*Request:*
Retype the data exactly, from its first line to the line containing "1870, 2090, 2150, 2020, 1930, 1890, 1830, 1790, 1740]", including both, and skip any picture.

* Begin Records provided *

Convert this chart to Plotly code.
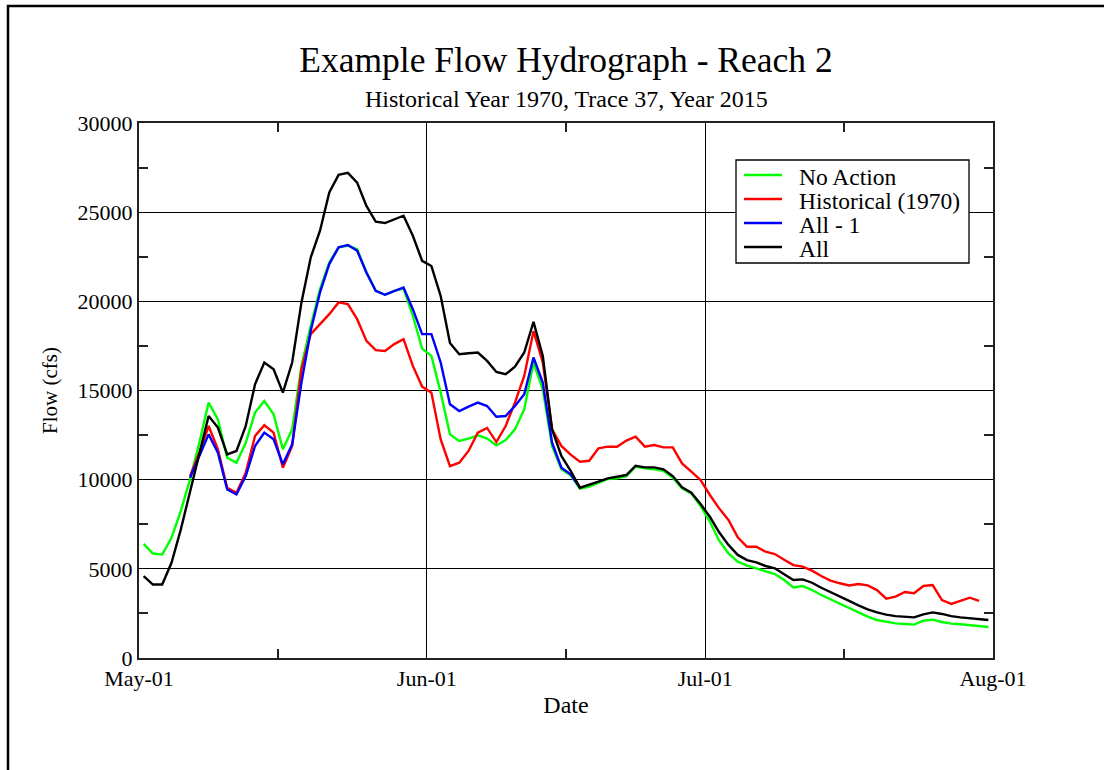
import plotly.graph_objects as go
import pandas as pd

# ---------------- data (daily flows, cfs) ----------------
start_day = "2015-05-01 12:00"

no_action = [6400, 5860, 5800, 6740, 8240, 10020, 12070, 14320, 13380, 11230, 10950, 12070,
             13760, 14410, 13670, 11700, 12820, 16380, 18630, 20690, 22180, 23030, 23120,
             22930, 21620, 20590, 20370, 20590, 20720, 19190, 17350, 16940, 14880, 12540,
             12170, 12300, 12490, 12300, 11920, 12220, 12820, 13950, 16570, 15070, 11890,
             10580, 10250,
             9490, 9610, 9830, 10040, 10070, 10200, 10730, 10630, 10580, 10500, 10110, 9510,
             9230, 8520, 7640, 6580, 5870, 5400, 5180, 5030, 4900, 4710, 4370,
             3960, 4040, 3810, 3530, 3290, 3050, 2800, 2560, 2320, 2130, 2020, 1940, 1910,
             1870, 2090, 2150, 2020, 1930, 1890, 1830, 1790, 1740]

historical_offset = 5
historical = [10200, 11510, 13010, 11700, 9550, 9270, 10390, 12450, 13050, 12640, 10670, 11890,
              16190, 18160, 18720, 19280, 19940, 19840,
              19000, 17780, 17260, 17220, 17600, 17880, 16380, 15220, 14880, 12260, 10760,
              10950, 11610, 12640, 12900, 12110, 13010, 14320, 15820, 18330, 16570, 12820,
              11890, 11400,
              11010, 11060, 11760, 11850, 11850, 12190, 12410, 11850, 11940, 11810, 11810,
              10910, 10450, 9980, 9140, 8390, 7740, 6770, 6240, 6240, 5960, 5830, 5510,
              5210, 5120, 4900, 4600, 4340, 4190, 4070, 4150, 4070, 3810, 3330, 3440, 3700,
              3630, 4040, 4090, 3250, 3030, 3210, 3380, 3200]

all_minus_1_offset = 5
all_minus_1 = [10110, 11330, 12540, 11510, 9450, 9170, 10200, 11890, 12640, 12260, 10860, 11980,
               15440, 18350, 20500, 22090, 23030, 23160,
               22840, 21620, 20590, 20370, 20590, 20780, 19560, 18160, 18160, 16570, 14230,
               13850, 14100, 14320, 14130, 13530, 13570, 14130, 14790, 16850, 15440, 12070,
               10670, 10300, 9550]

all_actions = [4590, 4120, 4120, 5340, 7200, 9270, 11330, 13570, 12920, 11420, 11610, 13010,
               15350, 16570, 16190, 14880, 16570, 19940, 22460, 23960, 26110, 27090, 27200,
               26660, 25350, 24470, 24390, 24610, 24800, 23680, 22270, 21980, 20300, 17670,
               17030, 17090, 17130, 16660, 16040, 15910, 16340, 17130, 18850, 16940, 12820,
               11330, 10500,
               9550, 9700, 9890, 10070, 10170, 10260, 10780, 10690, 10690, 10580, 10200, 9570,
               9270, 8630, 7920, 7050, 6340, 5780, 5490, 5360, 5160, 5030, 4700,
               4370, 4410, 4220, 3940, 3680, 3440, 3200, 2950, 2730, 2560, 2430, 2350, 2300,
               2280, 2450, 2560, 2470, 2350, 2280, 2220, 2190, 2130]

series_names = ["No Action", "Historical (1970)", "All - 1", "All"]
series_colors = ["#00ff00", "#ff0000", "#0000ff", "#000000"]
series_values = [no_action, historical, all_minus_1, all_actions]
series_offsets = [0, historical_offset, all_minus_1_offset, 0]

x_tick_dates = ["2015-05-01", "2015-06-01", "2015-07-01", "2015-08-01"]
x_tick_labels = ["May-01", "Jun-01", "Jul-01", "Aug-01"]
x_minor_dates = ["2015-05-16", "2015-06-16", "2015-07-16"]

title_text = "Example Flow Hydrograph - Reach 2"
subtitle_text = "Historical Year 1970, Trace 37, Year 2015"

# ---------------- figure ----------------
FONT = "Liberation Serif, Times New Roman, serif"
W, H = 1104, 770
ML, MR, MT, MB = 139, 111, 123, 112
PW, PH = W - ML - MR, H - MT - MB


def px_to_paper(x, y):
    return (x - ML) / PW, (H - MB - y) / PH


fig = go.Figure()
base = pd.Timestamp(start_day)
for name, color, vals, off in zip(series_names, series_colors, series_values, series_offsets):
    dates = pd.date_range(base + pd.Timedelta(days=off), periods=len(vals), freq="D")
    fig.add_trace(go.Scatter(x=dates, y=vals, mode="lines", name=name,
                             line=dict(color=color, width=2.4), showlegend=False))

shapes = []
annotations = []

# outer frame (partially visible, as in the reference)
fx0, fy1 = px_to_paper(8, 6)
fx1, fy0 = px_to_paper(1200, 860)
shapes.append(dict(type="rect", xref="paper", yref="paper", x0=fx0, x1=fx1, y0=fy0, y1=fy1,
                   line=dict(color="black", width=2.5), fillcolor="rgba(0,0,0,0)", layer="above"))

# legend box drawn to match the reference layout
bx0, by0 = px_to_paper(736, 263)
bx1, by1 = px_to_paper(969, 160)
shapes.append(dict(type="rect", xref="paper", yref="paper", x0=bx0, x1=bx1, y0=by0, y1=by1,
                   line=dict(color="black", width=1.3), fillcolor="white", layer="above"))
for i, (name, color) in enumerate(zip(series_names, series_colors)):
    row_y = 175 + 24 * i
    lx0, ly = px_to_paper(744, row_y)
    lx1, _ = px_to_paper(782, row_y)
    shapes.append(dict(type="line", xref="paper", yref="paper", x0=lx0, x1=lx1, y0=ly, y1=ly,
                       line=dict(color=color, width=2.5), layer="above"))
    tx, ty = px_to_paper(797, row_y + 2)
    annotations.append(dict(text=name, xref="paper", yref="paper", x=tx, y=ty,
                            xanchor="left", yanchor="middle", showarrow=False,
                            font=dict(family=FONT, size=23.5, color="black")))

# subtitle
sx, sy = px_to_paper(566, 99)
annotations.append(dict(text=subtitle_text, xref="paper", yref="paper", x=0.5, y=sy,
                        xanchor="center", yanchor="middle", showarrow=False,
                        font=dict(family=FONT, size=24, color="black")))

fig.update_layout(
    width=W, height=H,
    margin=dict(l=ML, r=MR, t=MT, b=MB, autoexpand=False),
    paper_bgcolor="white", plot_bgcolor="white",
    title=dict(text=title_text, x=(ML + PW / 2) / W, xanchor="center",
               y=1 - 60 / H, yanchor="middle",
               font=dict(family=FONT, size=35.5, color="black")),
    font=dict(family=FONT, color="black"),
    shapes=shapes,
    annotations=annotations,
    showlegend=False,
)

fig.update_xaxes(
    type="date",
    range=["2015-05-01", "2015-08-01"],
    tickmode="array", tickvals=x_tick_dates, ticktext=x_tick_labels,
    ticks="inside", ticklen=0,
    showgrid=True, gridcolor="black", gridwidth=1.2,
    showline=True, linecolor="#222", linewidth=2, mirror="allticks",
    tickfont=dict(family=FONT, size=22, color="black"),
    minor=dict(tickmode="array", tickvals=x_minor_dates, ticks="inside",
               ticklen=9, tickcolor="#222", tickwidth=1.5, showgrid=False),
    title=dict(text="Date", font=dict(family=FONT, size=24, color="black"), standoff=6),
    zeroline=False,
)

fig.update_yaxes(
    range=[0, 30000],
    tickmode="linear", tick0=0, dtick=5000, tickformat="d",
    ticks="inside", ticklen=0,
    showgrid=True, gridcolor="black", gridwidth=1.2,
    showline=True, linecolor="#222", linewidth=2, mirror="allticks",
    tickfont=dict(family=FONT, size=22, color="black"),
    minor=dict(tickmode="linear", tick0=2500, dtick=5000, ticks="inside",
               ticklen=9, tickcolor="#222", tickwidth=1.5, showgrid=False),
    title=dict(text="Flow (cfs)", font=dict(family=FONT, size=21, color="black"), standoff=14),
    zeroline=False,
)

fig.write_html("out.html")
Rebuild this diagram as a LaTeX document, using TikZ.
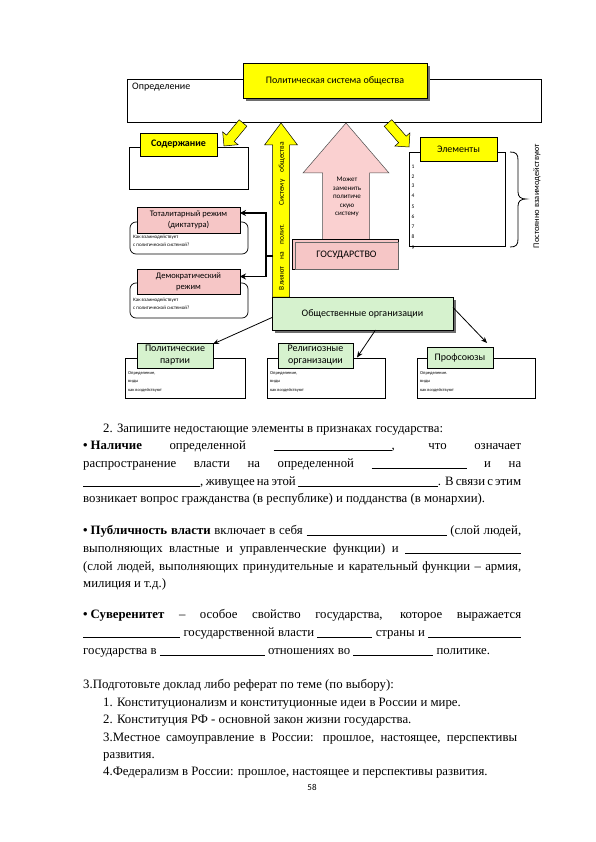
\documentclass[tikz,border=0pt]{standalone}
\usepackage{fontspec}
\setmainfont{Liberation Serif}
\newfontfamily\diagf{Carlito}
\usetikzlibrary{calc,arrows.meta}
\definecolor{ylw}{RGB}{255,255,0}
\definecolor{pnk}{RGB}{246,198,198}
\definecolor{pnkA}{RGB}{250,208,208}
\definecolor{grn}{RGB}{214,242,206}
\definecolor{shd}{RGB}{110,110,110}
\newcommand\bx[7]{\node[#2, minimum width={#5pt-#3pt}, minimum height={#6pt-#4pt}] (#1) at ({(#3+#5)/2},{(#4+#6)/2}) {#7};}
\newcommand\blockarrow[6]{%
  \coordinate (baT) at #2; \coordinate (baH) at #3;
  \coordinate (baN) at ($(baH)!#6!(baT)$);
  \draw[#1] ($(baT)!#4!90:(baH)$) -- ($(baN)!#4!-90:(baT)$) -- ($(baN)!#5!-90:(baT)$) -- (baH) -- ($(baN)!#5!90:(baT)$) -- ($(baN)!#4!90:(baT)$) -- ($(baT)!#4!-90:(baH)$) -- cycle;}
\newcommand\blank[1]{\rule[-1.5pt]{#1pt}{0.5pt}}
\tikzset{
 wbox/.style={draw=black, fill=white, line width=0.7pt, inner sep=0pt, outer sep=0pt},
 ylab/.style={draw=black, fill=ylw, line width=0.7pt, inner sep=0pt, outer sep=0pt, font=\diagf\fontsize{10}{12}\selectfont},
 plab/.style={draw=black, fill=pnk, line width=0.6pt, inner sep=0pt, outer sep=0pt, align=center, font=\diagf\fontsize{8.5}{11}\selectfont},
 glab/.style={draw=black, fill=grn, line width=0.6pt, inner sep=0pt, outer sep=0pt, align=center, font=\diagf\fontsize{10}{12}\selectfont},
 yarr/.style={draw=black, fill=ylw, line width=0.5pt},
 parr/.style={draw=black!70, fill=pnkA, line width=0.5pt},
 tiny/.style={inner sep=0pt, anchor=north west, align=left, font=\diagf\fontsize{5}{8.3}\selectfont},
 tinier/.style={inner sep=0pt, anchor=north west, align=left, font=\diagf\fontsize{4.5}{8.5}\selectfont},
 num/.style={inner sep=0pt, font=\diagf\fontsize{5.5}{6}\selectfont},
 conn/.style={draw=black, line width=0.8pt, -{Stealth[length=6pt,width=5pt]}},
 bconn/.style={draw=black, line width=1.3pt, -{Stealth[length=6pt,width=6pt]}},
 body/.style={inner sep=0pt, anchor=base west, font=\fontsize{12.8}{14}\selectfont},
}
\begin{document}
\begin{tikzpicture}[x=1pt,y=-1pt]
\useasboundingbox[fill=white] (0,0) rectangle (595,842);
% top definition box
\bx{def}{wbox}{127}{79}{541}{122}{}
\node[anchor=north west, inner sep=0pt, font=\diagf\fontsize{10}{11}\selectfont] (deft) at (132,83) {Определение};
\fill[shd] (246,66) rectangle (430,101);
\bx{title}{ylab}{243}{63}{427}{98}{Политическая система общества}
% small yellow arrows
\blockarrow{yarr}{(243,123)}{(224,146)}{5pt}{10pt}{10pt}
\blockarrow{yarr}{(388,123)}{(409,147)}{5pt}{10pt}{10pt}
% Содержание
\bx{sod}{wbox}{129}{147}{248}{189}{}
\bx{sodl}{ylab}{140}{133}{217}{156}{\bfseries Содержание}
% Элементы
\bx{el}{wbox}{409}{152}{505}{246}{}
\bx{ell}{ylab}{420}{137}{497}{161}{Элементы}
\foreach \i/\y in {1/167,2/176.5,3/186,4/196,5/206.5,6/217,7/227,8/237,9/247.5}
  \node[num] (n\i) at (413,\y) {\i};
\draw[line width=0.8pt] (510,152) .. controls (516,152) and (518,154) .. (518,160) -- (518,192) .. controls (518,197) and (521,199) .. (526,199) .. controls (521,199) and (518,201) .. (518,206) -- (518,239) .. controls (518,245) and (516,247) .. (510,247);
\node[rotate=90, inner sep=0pt, font=\diagf\fontsize{8.5}{10}\selectfont] (post) at (537,196) {Постоянно взаимодействуют};
% regimes
\bx{totf}{wbox, rounded corners=6pt}{130}{222}{248}{254}{}
\bx{totl}{plab}{137}{207}{240}{233}{Тоталитарный режим\\(диктатура)}
\node[tiny] (tots) at (133,235) {Как взаимодействует\\с политической системой?};
\bx{demf}{wbox, rounded corners=6pt}{130}{283}{248}{318}{}
\bx{deml}{plab}{137}{269}{240}{294}{Демократический\\режим}
\node[tiny] (dems) at (133,298) {Как взаимодействует\\с политической системой?};
% big arrows
\blockarrow{yarr}{(281,297)}{(281,123)}{8.5pt}{16.5pt}{22pt}
\node[rotate=90, inner sep=0pt, font=\diagf\fontsize{7.5}{8}\selectfont] (vt) at (282,216) {\makebox[148pt][s]{Влияют на полит. Систему общества}};
\blockarrow{parr}{(346,241)}{(346,123)}{23.5pt}{43pt}{50pt}
\node[inner sep=0pt, align=center, font=\diagf\fontsize{7}{8.6}\selectfont] (pt) at (347,197) {Может\\заменить\\политиче\\скую\\систему};
\bx{gosb}{draw=black, fill=pnk, line width=0.6pt, inner sep=0pt}{292}{239}{398}{269}{}
\bx{gos}{draw=black!60, fill=pnk, line width=0.5pt, inner sep=0pt, font=\diagf\fontsize{10}{12}\selectfont}{295}{242}{398}{269}{ГОСУДАРСТВО}
% connectors to regimes
\coordinate (jn) at (266,256);
\draw[line width=1.3pt] (273,256) -- (jn);
\draw[bconn] (jn) |- ([yshift=7pt]totl.east);
\draw[bconn] (jn) |- ([yshift=5pt]deml.east);
% social organisations
\fill[shd] (275,300) rectangle (456,333);
\bx{soc}{glab}{272}{297}{453}{330}{Общественные организации}
% bottom boxes
\bx{ppb}{wbox}{125}{358}{245}{398}{}
\bx{ppl}{glab}{137}{343}{213}{368}{Политические\\партии}
\node[tinier] (ppt) at (128,371) {Определение,\\виды\\как воздействуют};
\bx{rob}{wbox}{267}{358}{385}{398}{}
\bx{rol}{glab}{278}{343}{353}{368}{Религиозные\\организации}
\node[tinier] (rot) at (270,371) {Определение,\\виды\\как воздействуют};
\bx{pfb}{wbox}{417}{358}{535}{398}{}
\bx{pfl}{glab}{427}{347}{493}{368}{Профсоюзы}
\node[tinier] (pft) at (420,371) {Определение.\\виды\\как воздействуют};
\draw[conn] ([yshift=-4pt]soc.west) -- ([yshift=-1pt]ppl.north east);
\draw[conn] ([xshift=13pt]soc.south) -- ([xshift=4pt,yshift=-2pt]rol.east);
\draw[conn] ([yshift=6pt]soc.east) -- ([xshift=-6pt,yshift=4pt]pfl.north east);
% body text
\node[body] (h2) at (103,432) {2. Запишите недостающие элементы в признаках государства:};
\node[body] (a1) at (83,449) {\makebox[438pt][s]{\mbox{\textbf{•\kern3pt Наличие}} определенной \blank{118}, что означает}};
\node[body] (a2) at (83,467) {\makebox[438pt][s]{распространение власти на определенной \blank{95} и на}};
\node[body] (a3) at (83,485) {\makebox[438pt][s]{\blank{117}, живущее на этой \blank{140}. В связи с этим}};
\node[body] (a4) at (83,502) {возникает вопрос гражданства (в республике) и подданства (в монархии).};
\node[body] (b1) at (83,534) {\makebox[438pt][s]{\mbox{\textbf{•\kern3pt Публичность}} \textbf{власти} включает в себя \blank{140} (слой людей,}};
\node[body] (b2) at (83,552) {\makebox[438pt][s]{выполняющих властные и управленческие функции) и \blank{116}}};
\node[body] (b3) at (83,570) {\makebox[438pt][s]{(слой людей, выполняющих принудительные и карательный функции – армия,}};
\node[body] (b4) at (83,587) {милиция и т.д.)};
\node[body] (c1) at (83,618) {\makebox[438pt][s]{\mbox{\textbf{•\kern3pt Суверенитет}} – особое свойство государства, которое выражается}};
\node[body] (c2) at (83,636) {\makebox[438pt][s]{\blank{97} государственной власти \blank{55} страны и \blank{93}}};
\node[body] (c3) at (83,654) {государства в \blank{105} отношениях во \blank{80} политике.};
\node[body] (d0) at (83,688) {3.Подготовьте доклад либо реферат по теме (по выбору):};
\node[body] (d1) at (103,706) {1. Конституционализм и конституционные идеи в России и мире.};
\node[body] (d2) at (103,723) {2. Конституция РФ - основной закон жизни государства.};
\node[body] (d3) at (103,741) {\makebox[414pt][s]{3.Местное самоуправление в России: прошлое, настоящее, перспективы}};
\node[body] (d3b) at (103,758) {развития.};
\node[body] (d4) at (103,775) {4.Федерализм в России: прошлое, настоящее и перспективы развития.};
\node[inner sep=0pt, font=\diagf\fontsize{9}{10}\selectfont] (pg) at (312,787) {58};
\end{tikzpicture}
\end{document}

* End Records provided *

*Full solution:*
Convert this chart to Plotly code.
import plotly.graph_objects as go
import pandas as pd

# ---------------- data (daily flows, cfs) ----------------
start_day = "2015-05-01 12:00"

no_action = [6400, 5860, 5800, 6740, 8240, 10020, 12070, 14320, 13380, 11230, 10950, 12070,
             13760, 14410, 13670, 11700, 12820, 16380, 18630, 20690, 22180, 23030, 23120,
             22930, 21620, 20590, 20370, 20590, 20720, 19190, 17350, 16940, 14880, 12540,
             12170, 12300, 12490, 12300, 11920, 12220, 12820, 13950, 16570, 15070, 11890,
             10580, 10250,
             9490, 9610, 9830, 10040, 10070, 10200, 10730, 10630, 10580, 10500, 10110, 9510,
             9230, 8520, 7640, 6580, 5870, 5400, 5180, 5030, 4900, 4710, 4370,
             3960, 4040, 3810, 3530, 3290, 3050, 2800, 2560, 2320, 2130, 2020, 1940, 1910,
             1870, 2090, 2150, 2020, 1930, 1890, 1830, 1790, 1740]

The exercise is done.